Rothenburg ob der Tauber

A view of Rothenburg ob der Tauber from the medieval wall surrounding the town

Home to one of the most famous photo spots in Germany – the crooked house by the Plönlein. This is yet another town known for its medieval architecture but this one could be straight out of a fairytale book. 

High above the River Tauber, little alleyways and cobblestone streets are lined with half-timbered houses and shops, this place doesn’t skim on the charm. 

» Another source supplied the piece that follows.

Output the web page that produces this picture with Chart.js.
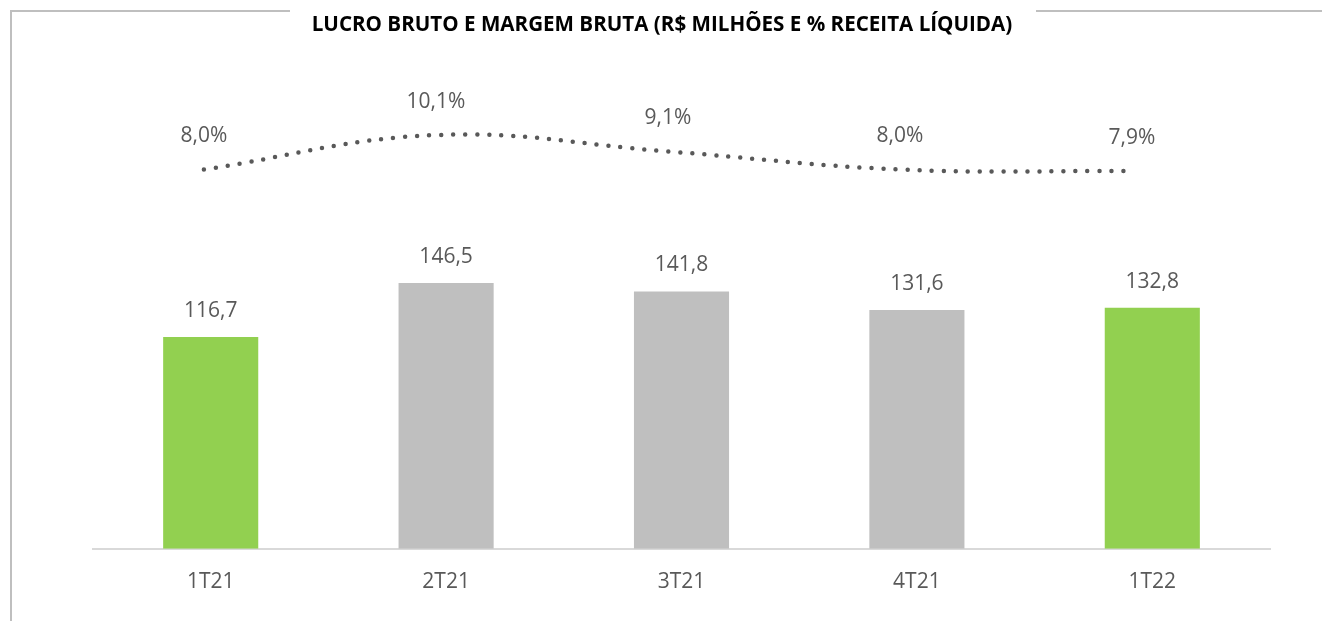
<!DOCTYPE html>
<html>
<head>
<meta charset="utf-8">
<script src="https://cdn.jsdelivr.net/npm/chart.js@4"></script>
<style>
  html, body { margin: 0; padding: 0; background: #fff; }
  #wrap { width: 1322px; height: 621px; }
</style>
</head>
<body>
<div id="wrap"><canvas id="chart" width="1322" height="621"></canvas></div>
<script>
// --- Data ---
const quarters = ['1T21', '2T21', '3T21', '4T21', '1T22']
const grossProfit = [116.7, 146.5, 141.8, 131.6, 132.8]   // R$ milhões
const grossMargin = [8.0, 10.1, 9.1, 8.0, 7.9]            // % receita líquida
const barColors = ['#92D050', '#BFBFBF', '#BFBFBF', '#BFBFBF', '#92D050']
const chartTitle = 'LUCRO BRUTO E MARGEM BRUTA (R$ MILHÕES E % RECEITA LÍQUIDA)'

const TEXT = '#595959'
const FONT = '"Open Sans", "Noto Sans", sans-serif'

const fmt = (v, d) => v.toFixed(d).replace('.', ',')

// frame lines + title (frame is broken where the title sits)
const frameAndTitle = {
  id: 'frameAndTitle',
  beforeDraw(chart) {
    const ctx = chart.ctx
    ctx.save()
    ctx.strokeStyle = '#BFBFBF'
    ctx.lineWidth = 2
    ctx.beginPath()
    ctx.moveTo(11, 621)
    ctx.lineTo(11, 11)
    ctx.lineTo(290, 11)
    ctx.moveTo(1036, 11)
    ctx.lineTo(1322, 11)
    ctx.stroke()

    ctx.fillStyle = '#000'
    ctx.font = 'bold 20.6px ' + FONT
    ctx.textAlign = 'center'
    ctx.textBaseline = 'middle'
    ctx.fillText(chartTitle, 662, 25)
    ctx.restore()
  }
}

// value labels above bars and line points
const valueLabels = {
  id: 'valueLabels',
  afterDatasetsDraw(chart) {
    const ctx = chart.ctx
    ctx.save()
    ctx.fillStyle = TEXT
    ctx.font = '21px ' + FONT
    ctx.textAlign = 'center'
    ctx.textBaseline = 'middle'
    chart.getDatasetMeta(0).data.forEach((bar, i) => {
      ctx.fillText(fmt(grossProfit[i], 1), bar.x, bar.y - 26)
    })
    chart.getDatasetMeta(1).data.forEach((pt, i) => {
      ctx.fillText(fmt(grossMargin[i], 1) + '%', pt.x, pt.y - 33)
    })
    ctx.restore()
  }
}

new Chart(document.getElementById('chart'), {
  type: 'bar',
  data: {
    labels: quarters,
    datasets: [
      {
        type: 'bar',
        data: grossProfit,
        backgroundColor: barColors,
        grouped: false,
        categoryPercentage: 1,
        barPercentage: 0.404,
        xAxisID: 'x',
        yAxisID: 'y',
        order: 2
      },
      {
        type: 'line',
        data: grossMargin.map((v, i) => ({ x: i, y: v })),
        borderColor: '#595959',
        borderWidth: 4.5,
        borderDash: [0, 12],
        borderCapStyle: 'round',
        tension: 0.4,
        pointRadius: 0,
        fill: false,
        xAxisID: 'x2',
        yAxisID: 'y2',
        order: 1
      }
    ]
  },
  options: {
    responsive: false,
    animation: false,
    layout: { padding: { left: 93, right: 52, top: 60, bottom: 5 } },
    plugins: {
      legend: { display: false },
      title: { display: false },
      tooltip: { enabled: false }
    },
    scales: {
      x: {
        type: 'category',
        offset: true,
        grid: { display: false, drawTicks: false },
        border: { color: '#D9D9D9', width: 2 },
        ticks: { color: TEXT, font: { family: FONT, size: 21 }, padding: 21 }
      },
      x2: { type: 'linear', display: false, offset: false, min: -0.478, max: 4.595 },
      y: { display: false, min: 0, max: 269.3 },
      y2: { display: false, min: -15.14, max: 14.68 }
    }
  },
  plugins: [frameAndTitle, valueLabels]
})
</script>
</body>
</html>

Rothenburg ob der Tauber is medieval history encapsulated, but this place also knows how to cater to tourists wholeheartedly. The small town hosts frequent cultural events and a range of daily tours including a wine festival and a ghost tour led by an “executioner”. We’ve rounded up our choice of festivals and tours below:

  • Reiterlesmarkt – the best of the best when it comes to Christmas markets. Around 50 stands are packed into the old town while twinkly lights and choral music create the most festive atmosphere. If you find large Christmas markets overwhelming, then this might be just the ticket.
  • Rothenburg’s Fairy Tale Magic – in November fairytales are brought to life in tours, plays, concerts and readings. With a backdrop that could be straight out of a Brothers Grimm fairytale, how could anyone not find this a magical event to get involved in?
  • Nightwatchman Tour – an immersive history tour, you join the night watchman on his final round of the town while he regales you with tales of old.